Audiência pública realizada pela comissão especial sobre tratamento e proteção de dados pessoais gerou divergências, na quarta-feira, 22, entre representantes da iniciativa privada, do governo e da sociedade civil. A discordância se deu em torno do que deve ou não ser considerado dado pessoal do cidadão para fins de proteção legal.
O colegiado analisa os projetos de lei 4060/12, do deputado Milton Monti (PR-SP), e 5276/16, do Executivo, que tramitam apensados e tratam, entre outros assuntos, da definição de dados pessoais, sensíveis e anônimos. O texto do PL 5276/16 define dado pessoal como aquele que identifica ou pode vir a identificar alguém.
Chefe de pesquisa do Instituto Beta para Internet e Democracia (Ibidem), Paulo Rená concorda com essa definição e entende que dado pessoal é qualquer um que sirva para identificar alguém. “Estamos falando em dados que identifiquem e também os que, potencialmente, permitam a identificação de uma pessoa”, disse.
Rená explicou que a divulgação de uma simples lista com números de CPF não necessariamente identifica uma pessoa, mas a associação desses números com outras informações pode vir a identificar alguém.
Razoabilidade
Também convidada a debater o assunto, a diretora da Associação Nacional de Birôs de Crédito (ANBC) Vanessa Butalla, disse que, no entendimento da ANBC, que representa empresas de análise de risco como Serasa Experian e SPC Brasil, o conceito de dado pessoal deve ser racionalizado e envolver pessoas identificadas ou razoavelmente identificáveis.
Intrigado com a sugestão de incluir a palavra “razoavelmente” na proposta, o relator na comissão, deputado Orlando Silva (PCdoB-SP), questionou a diretora sobre o que ela pretendia mudar. De acordo com Butalla, a ideia é exatamente definir quais dados podem ser razoavelmente identificáveis.
“Se não é possível identificar a pessoa, então o uso do dado não é capaz de gerar prejuízos a essa pessoa. E se não é passível de gerar prejuízos, não deve estar protegido”, argumentou Butalla, que sugeriu também a criação de um órgão regulador para arbitrar, entre outras questões, quais dados serão considerados “razoavelmente” identificáveis.

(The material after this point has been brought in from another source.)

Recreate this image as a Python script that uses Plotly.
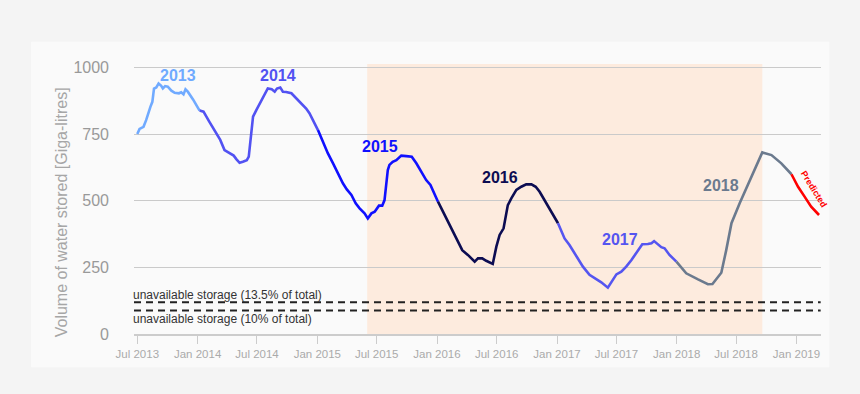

A representante da ANBC defendeu ainda a flexibilização do acesso a dados pessoais cadastrais, como nome, filiação, data de nascimento e dados biométricos. “Se usados com a simples finalidade de identificação, esses dados não demandam o consentimento do cidadão. Nesse caso, prevalece o interesse público sobre o particular”, disse ela.
Proteção
A professora Laura Schertel, do Centro de Direito, Internet e Sociedade do Instituto Brasiliense de Direito Público (IDP), observou que todos os segmentos da economia, tais como o de seguros, o comércio, a indústria e os governos, precisam de dados pessoais para funcionar. Mas ela concorda que a manipulação desses dados traz riscos ao cidadão e precisa ser protegida.

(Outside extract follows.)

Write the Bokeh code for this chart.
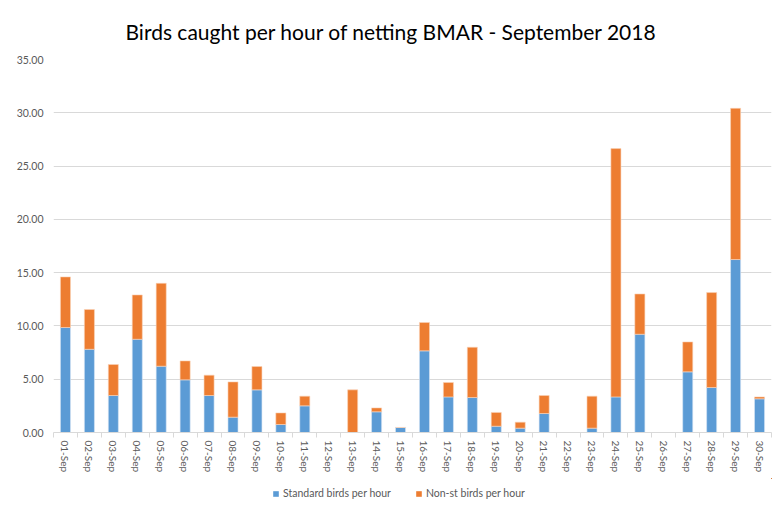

“O grande objetivo aqui não é impedir o fluxo de dados, mas regulamentar esse fluxo, para que empresas e governos saibam como processar esses dados e o cidadão tenha como se proteger”, argumentou Schertel, ao propor uma lei geral de proteção de dados, englobando todos os setores.
Privacidade
Representando o governo, o conselheiro do Comitê Gestor da Internet no Brasil (CGI.br) Luiz Fernando Castro ponderou que atualmente a palavra privacidade deve ser lida de uma maneira relativa e menor. “O serviço maravilhoso do Google ou do Waze que temos de graça não são exatamente de graça, porque nossos dados estão sendo monetizados”, comentou Castro.
Para ele, o texto a ser proposto pelo relator deve se concentrar em princípios já defendidos por leis europeias há 30 anos, como transparência na coleta de dados, lealdade à finalidade do uso dos dados e tratamento em prazo limitado.
Segundo Orlando Silva, a ideia é aprofundar cada uma das visões apresentadas pelos participantes em novas audiências.